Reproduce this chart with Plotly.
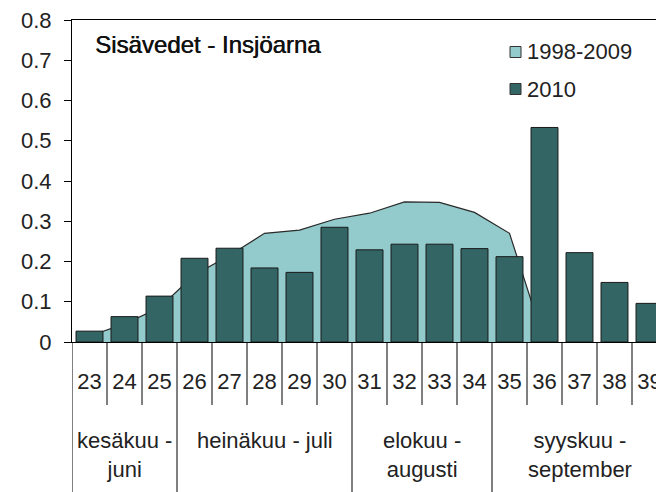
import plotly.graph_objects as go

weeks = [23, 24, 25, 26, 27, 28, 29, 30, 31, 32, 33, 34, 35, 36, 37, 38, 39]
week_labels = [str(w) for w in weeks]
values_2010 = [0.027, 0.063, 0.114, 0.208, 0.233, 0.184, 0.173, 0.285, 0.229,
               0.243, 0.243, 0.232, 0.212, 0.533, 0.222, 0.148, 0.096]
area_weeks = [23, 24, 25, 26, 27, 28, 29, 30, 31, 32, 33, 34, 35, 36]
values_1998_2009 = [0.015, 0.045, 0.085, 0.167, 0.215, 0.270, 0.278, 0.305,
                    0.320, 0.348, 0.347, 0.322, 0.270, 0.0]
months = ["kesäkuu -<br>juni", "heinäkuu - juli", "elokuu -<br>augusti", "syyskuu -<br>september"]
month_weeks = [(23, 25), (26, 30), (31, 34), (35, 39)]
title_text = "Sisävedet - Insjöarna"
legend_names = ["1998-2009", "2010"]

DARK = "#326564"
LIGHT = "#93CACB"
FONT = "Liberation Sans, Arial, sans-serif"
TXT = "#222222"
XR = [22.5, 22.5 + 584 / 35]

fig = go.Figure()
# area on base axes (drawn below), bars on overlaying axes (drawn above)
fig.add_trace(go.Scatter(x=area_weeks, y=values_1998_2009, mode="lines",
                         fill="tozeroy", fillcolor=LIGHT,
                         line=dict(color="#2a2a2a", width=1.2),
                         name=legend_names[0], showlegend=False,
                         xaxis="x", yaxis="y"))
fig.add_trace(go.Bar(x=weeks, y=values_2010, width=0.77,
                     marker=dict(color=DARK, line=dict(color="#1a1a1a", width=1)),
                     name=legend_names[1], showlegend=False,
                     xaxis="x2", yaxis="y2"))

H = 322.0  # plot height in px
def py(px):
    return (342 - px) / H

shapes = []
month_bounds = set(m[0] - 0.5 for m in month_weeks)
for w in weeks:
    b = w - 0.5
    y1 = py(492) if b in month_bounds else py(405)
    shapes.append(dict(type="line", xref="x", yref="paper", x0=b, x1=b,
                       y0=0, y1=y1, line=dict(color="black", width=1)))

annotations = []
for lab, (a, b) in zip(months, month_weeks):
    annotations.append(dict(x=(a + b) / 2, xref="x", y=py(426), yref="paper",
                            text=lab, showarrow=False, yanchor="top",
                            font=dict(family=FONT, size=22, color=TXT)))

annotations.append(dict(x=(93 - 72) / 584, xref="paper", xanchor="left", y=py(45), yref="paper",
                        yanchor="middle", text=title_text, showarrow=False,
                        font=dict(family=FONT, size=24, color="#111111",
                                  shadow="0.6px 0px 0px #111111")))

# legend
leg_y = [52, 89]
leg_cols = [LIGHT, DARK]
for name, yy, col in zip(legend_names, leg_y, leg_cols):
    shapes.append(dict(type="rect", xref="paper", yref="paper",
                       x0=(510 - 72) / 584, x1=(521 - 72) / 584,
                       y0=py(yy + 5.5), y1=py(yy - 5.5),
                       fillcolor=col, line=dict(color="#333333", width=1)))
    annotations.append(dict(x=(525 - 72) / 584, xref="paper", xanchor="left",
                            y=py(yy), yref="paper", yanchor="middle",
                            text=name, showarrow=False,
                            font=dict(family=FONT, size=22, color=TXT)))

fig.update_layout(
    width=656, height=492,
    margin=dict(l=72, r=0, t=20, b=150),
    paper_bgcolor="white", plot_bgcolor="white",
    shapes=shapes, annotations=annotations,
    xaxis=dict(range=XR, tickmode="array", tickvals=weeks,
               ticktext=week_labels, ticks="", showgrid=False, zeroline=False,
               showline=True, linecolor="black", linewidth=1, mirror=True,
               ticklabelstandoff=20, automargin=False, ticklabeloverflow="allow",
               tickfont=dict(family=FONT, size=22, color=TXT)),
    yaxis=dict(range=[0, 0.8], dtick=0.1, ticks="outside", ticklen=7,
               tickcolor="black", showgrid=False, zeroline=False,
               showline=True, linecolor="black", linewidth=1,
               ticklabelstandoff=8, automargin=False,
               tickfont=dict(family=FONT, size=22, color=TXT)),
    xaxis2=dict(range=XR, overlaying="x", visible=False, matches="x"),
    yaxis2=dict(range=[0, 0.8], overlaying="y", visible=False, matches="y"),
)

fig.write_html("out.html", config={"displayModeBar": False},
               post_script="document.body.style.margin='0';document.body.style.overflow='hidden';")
○ ○ ○ ○ ○
WRITTEN PROBLEM:
Exactly restate the lines from the beginning of the data through the line with "XR = [22.5, 22.5 + 584 / 35]", and no others, keeping pictures out.

ANSWER TO THIS EXERCISE:
Reproduce this chart with Plotly.
import plotly.graph_objects as go

weeks = [23, 24, 25, 26, 27, 28, 29, 30, 31, 32, 33, 34, 35, 36, 37, 38, 39]
week_labels = [str(w) for w in weeks]
values_2010 = [0.027, 0.063, 0.114, 0.208, 0.233, 0.184, 0.173, 0.285, 0.229,
               0.243, 0.243, 0.232, 0.212, 0.533, 0.222, 0.148, 0.096]
area_weeks = [23, 24, 25, 26, 27, 28, 29, 30, 31, 32, 33, 34, 35, 36]
values_1998_2009 = [0.015, 0.045, 0.085, 0.167, 0.215, 0.270, 0.278, 0.305,
                    0.320, 0.348, 0.347, 0.322, 0.270, 0.0]
months = ["kesäkuu -<br>juni", "heinäkuu - juli", "elokuu -<br>augusti", "syyskuu -<br>september"]
month_weeks = [(23, 25), (26, 30), (31, 34), (35, 39)]
title_text = "Sisävedet - Insjöarna"
legend_names = ["1998-2009", "2010"]

DARK = "#326564"
LIGHT = "#93CACB"
FONT = "Liberation Sans, Arial, sans-serif"
TXT = "#222222"
XR = [22.5, 22.5 + 584 / 35]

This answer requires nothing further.